Berdasarkan uraian mengenai Pasal 317 (1) tersebut, atas perbuatan TERLAPOR melaporkan PELAPOR ATAU PEMOHON ke Kepolisian Resor Kota Banyuwangi tanpa bukti yang cukup dan dibuktikan dengan adanya inkonsistensi jumlah kerugian yang diderita antara Laporan Pidana dan Gugatan Rekonpensi perkara Nomor: 671/Pdt.G/2020/PN.Sby  adalah bukti bahwa TERLAPOR sadar dan mengetahui benar bahwa apa yang ia adukan tidaklah benar, oleh karena itu TERLAPOR dapat dikatakan telah memenuhi seluruh unsur pasal tersebut;

 

18.Bahwa, selanjutnya alasan diterbitkannya Surat Perintah Penghentian Penyidikan (SP3) dengan Nomor: B/206.a/VII/RES.1.18./2021/Satreskrim adalah karena perkara a quo Tidak Cukup Bukti adalah tindakan yang sewenang-wenang dan tidak berdasarkan hukum. Hal ini didasari, merujuk pada uraian yang telah dijelaskan pada poin kesatu (I) angka 2 di atas bahwasannya mengenai frasa “bukti permulaan”, “bukti permulaan yang cukup”, dan “bukti yang cukup” dalam ketentuan Pasal 1 angka 14, Pasal 17, dan Pasal 21 ayat (1) KUHAP harus dimaknai sekurang-kurangnya adalah dua alat bukti yang sah berdasarkan Pasal 184 KUHAP.

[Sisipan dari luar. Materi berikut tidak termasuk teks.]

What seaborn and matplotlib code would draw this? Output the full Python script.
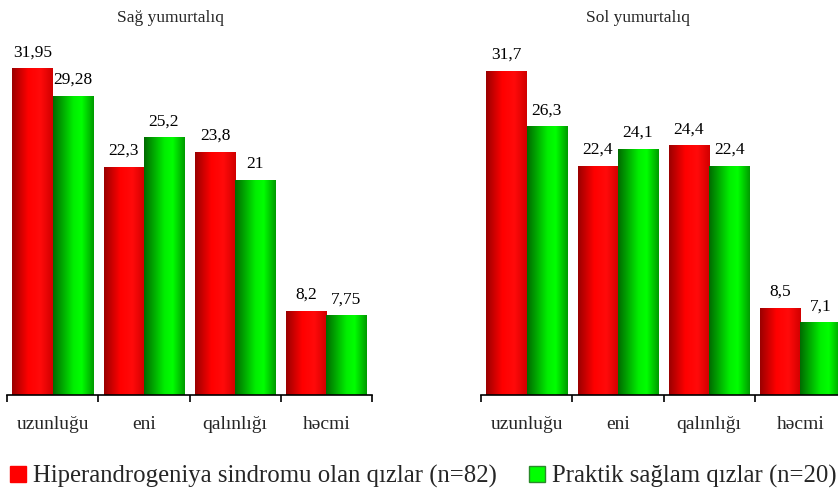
import numpy as np
import pandas as pd
import matplotlib
matplotlib.use('Agg')
import matplotlib.pyplot as plt
import seaborn as sns
from matplotlib.colors import LinearSegmentedColormap
from matplotlib.patches import Patch

# data
categories = ['uzunluğu', 'eni', 'qalınlığı', 'həcmi']
groups = ['Hiperandrogeniya sindromu olan qızlar (n=82)', 'Praktik sağlam qızlar (n=20)']
right_hyper = [31.95, 22.3, 23.8, 8.2]
right_healthy = [29.28, 25.2, 21, 7.75]
left_hyper = [31.7, 22.4, 24.4, 8.5]
left_healthy = [26.3, 24.1, 22.4, 7.1]
panel_titles = ['Sağ yumurtalıq', 'Sol yumurtalıq']

sns.set_theme(style='white')
plt.rcParams['font.family'] = ['Liberation Serif', 'DejaVu Serif']

red_cmap = LinearSegmentedColormap.from_list(
    'redbar', [(0, '#9a0000'), (0.4, '#ff0000'), (0.7, '#ff0a0a'), (1, '#d00000')])
green_cmap = LinearSegmentedColormap.from_list(
    'greenbar', [(0, '#006a00'), (0.5, '#00ee00'), (0.7, '#00ff00'), (1, '#009a00')])


def make_frame(hyper, healthy):
    rows = []
    for cat, v in zip(categories, hyper):
        rows.append({'cat': cat, 'val': v, 'group': groups[0]})
    for cat, v in zip(categories, healthy):
        rows.append({'cat': cat, 'val': v, 'group': groups[1]})
    return pd.DataFrame(rows)


def fmt(v):
    return f'{v:g}'.replace('.', ',')


fig = plt.figure(figsize=(8.38, 4.9), dpi=100)
W, H = 838, 490
ax_left = fig.add_axes([7 / W, (H - 395) / H, 365 / W, 347 / H])
ax_right = fig.add_axes([481 / W, (H - 395) / H, 365 / W, 347 / H])

panels = [(ax_left, right_hyper, right_healthy), (ax_right, left_hyper, left_healthy)]
grad = np.linspace(0, 1, 256).reshape(1, -1)

for ax, hyper, healthy in panels:
    df = make_frame(hyper, healthy)
    sns.barplot(data=df, x='cat', y='val', hue='group', hue_order=groups,
                palette=['#ff0000', '#00ff00'], width=0.88, legend=False,
                ax=ax, linewidth=0)

    # cylinder-like gradient on each bar
    for p in ax.patches:
        x0, y0 = p.get_x(), p.get_y()
        w, h = p.get_width(), p.get_height()
        if h <= 0:
            continue
        fc = p.get_facecolor()
        cmap = red_cmap if fc[0] > fc[1] else green_cmap
        ax.imshow(grad, extent=[x0, x0 + w, y0, y0 + h], aspect='auto',
                  cmap=cmap, zorder=p.get_zorder() + 0.1, interpolation='bilinear')
        ax.annotate(fmt(h), (x0 + w / 2, h), xytext=(0, 6), textcoords='offset points',
                    ha='center', va='bottom', fontsize=12.5, color='black')

    ax.set_xlim(-0.5, 3.5)
    ax.set_ylim(0, 34)
    ax.set_xlabel('')
    ax.set_ylabel('')
    ax.set_yticks([])
    for s in ['top', 'right', 'left']:
        ax.spines[s].set_visible(False)
    ax.spines['bottom'].set_color('black')
    ax.spines['bottom'].set_linewidth(1.2)
    ax.set_xticks(range(len(categories)))
    ax.set_xticklabels(categories, fontsize=14)
    ax.set_xticks(np.arange(-0.5, 4, 1), minor=True)
    ax.tick_params(axis='x', which='major', length=0, pad=15)
    ax.tick_params(axis='x', which='minor', length=5, width=1.2, color='black',
                   direction='out', bottom=True)
    ax.patch.set_alpha(0)

fig.text(170 / W, 1 - 18 / H, panel_titles[0], ha='center', va='center', fontsize=12.5)
fig.text(638 / W, 1 - 18 / H, panel_titles[1], ha='center', va='center', fontsize=12.5)

handles = [Patch(facecolor='#ff0000', edgecolor='#ff0000'),
           Patch(facecolor='#00ff00', edgecolor='#2a8a2a')]
fig.legend(handles, groups, loc='lower left', bbox_to_anchor=(10 / W, 2 / H),
           ncol=2, frameon=False, fontsize=17.8, handlelength=0.63, handleheight=0.63,
           handletextpad=0.3, columnspacing=1.3, borderpad=0, borderaxespad=0)

plt.savefig('out.png', dpi=100)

Sehingga, ketentuan Pasal 1 angka 2 KUHAP, yang pada intinya mengatur dalam proses penyidikan adalah mencari dan mengumpulkan bukti yang mana bukti tersebut membuat terang tindak pidana adalah sekurang-kurangnya adalah dua alat bukti yang sah berdasarkan Pasal 184 KUHAP, yakni:

(1) Alat bukti yang sah ialah:

a.    Keterangan saksi;

b.    Keterangan ahli;

c.    Surat;

d.    Petunjuk;

e.    Keterangan terdakwa.

Dan di tahap penyidikan yang telah dilakukan oleh TERMOHON, telah memenuhi ketentuan-ketentuan tersebut di atas, yakni telah adanya dan dibuktikan dengan Surat Pemberitahuan Perkembangan Hasil Penyidikan (SP2HP) dengan Nomor: B/760/VII/RES.1.18./SP2HP-IV/2021/Satreskrim tertanggal 15 Juli 2021 pada poin kedua:

1.    Keterangan saksi;

2.    Keterangan Ahli, yakni Ahli Hukum Pidana Fakultas Hukum Universitas Airlangga Surabaya a.n Prof. Nur Basuki Winarno, S.H., M.Hum.;

3.    dan bukti surat.

Oleh karena itu, apabila TERMOHON menerbitkan Surat Perintah Penghentian Penyidikan (SP3) karena alasan kurangnya alat bukti hal tersebut sangatlah tidak dapat dibenarkan, mengingat alat bukti yang terkumpul dalam proses penyidikan dapat dinyatakan telah memenuhi atau telah cukup bukti;

 

19. Bahwa, oleh karena itu, berdasarkan penjelasan dan uraian di atas telah patut apabila proses penyidikan dilanjutkan kembali oleh TERMOHON.

 

  1. PETITUM

Berdasarkan alasan-alasan tersebut di atas, maka PEMOHON memohon kepada Ketua Pengadilan Negeri Banyuwangi, agar berkenan memutuskan hal-hal sebagai berikut: 

1. Mengabulkan Permohonan Praperadilan PEMOHON untuk seluruhnya;

2. Menyatakan Surat Perintah Penghentian Penyidikan (SP3) yang diterbitkan TERMOHON dinyatakan Batal dan/atau Tidak Sah;

3. Memerintahkan TERMOHON untuk melanjutkan penyidikan perkara yang termuat dalam Laporan Polisi Nomor: LP-B/84/III/RES.1.18./2021/RESKRIM/SPKT Polresta Banyuwangi tertanggal 17 Maret 2021.

 

Atau,

apabila Yang Mulia Majelis Hakim Pemeriksa Perkara Ini berpendapat lain, mohon putusan yang seadil-adilnya (ex aequo et bono).